Within the working class the battle between revolution and reform was fought out in a series of skirmishes that were seen as individual disputes rather than a clash of world views. It was clear to Connolly that he was isolated within the world socialist movement, an isolation made more intense in that, unlike Lenin, he did not have a relatively homogeneous political party behind him. He tried to make up for this by building working class militancy to clash with Britain, but he was unsuccessful. After the Rising the leadership of the Irish Trade Union Congress and Labour Party (then united in the syndicalist manner) used Connolly’s name in vain whilst adhering to reformist (though never actually unionist) principles closer to those of his reformist opponent, William Walker. In the current peace process they capitulate utterly to unionism.

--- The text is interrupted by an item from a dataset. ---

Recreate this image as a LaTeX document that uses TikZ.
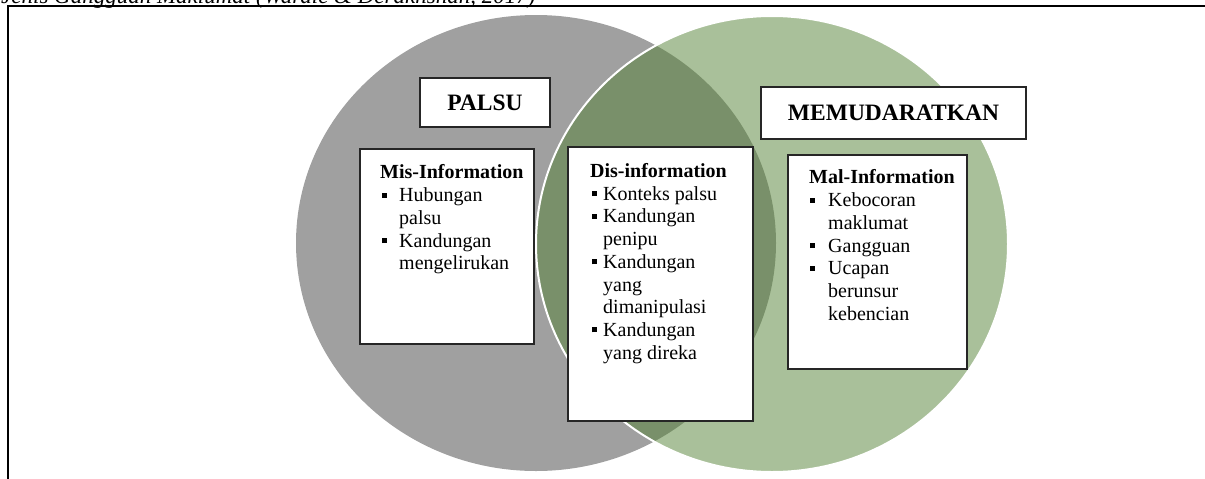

Since 1916 the class struggle has ebbed and flowed. There were many heroic struggles by the working class including general strikes, determined fights by railway workers, a widespread eruption of bitter struggles by farm labourers and, inspired by the Russian Revolution, a wave of soviets swept the country but we have never succeeded in building an independent working class leadership. The reformists in the Labour and union leaderships have time after time succeeded in dismantling the struggle and making peace with capitalism.

The revolutionary nationalist movement has ebbed and flowed with the class struggle. When strong it commits to armed struggle. When that fails, as it inevitably does, it surrenders to the capitalists. The latest collapse is a mighty fall, with Sinn Fein operating the mechanisms of a sectarian austerity administration within a British colonial structure.

The American author William Faulkner remarked in relation to the US deep South that: “the past is never dead. It’s not even past.”

This is certainly true of Ireland today. 1916 and its aftermath saw a partial and incomplete national revolution. Both parts of the country remain firmly in the grip of imperialism and workers continue to flee the country. Those who stay are ground down by a rapacious ruling class. The carnival of reaction predicted by Connolly is here today. The completion of the 1916 rising remains a task for the working class.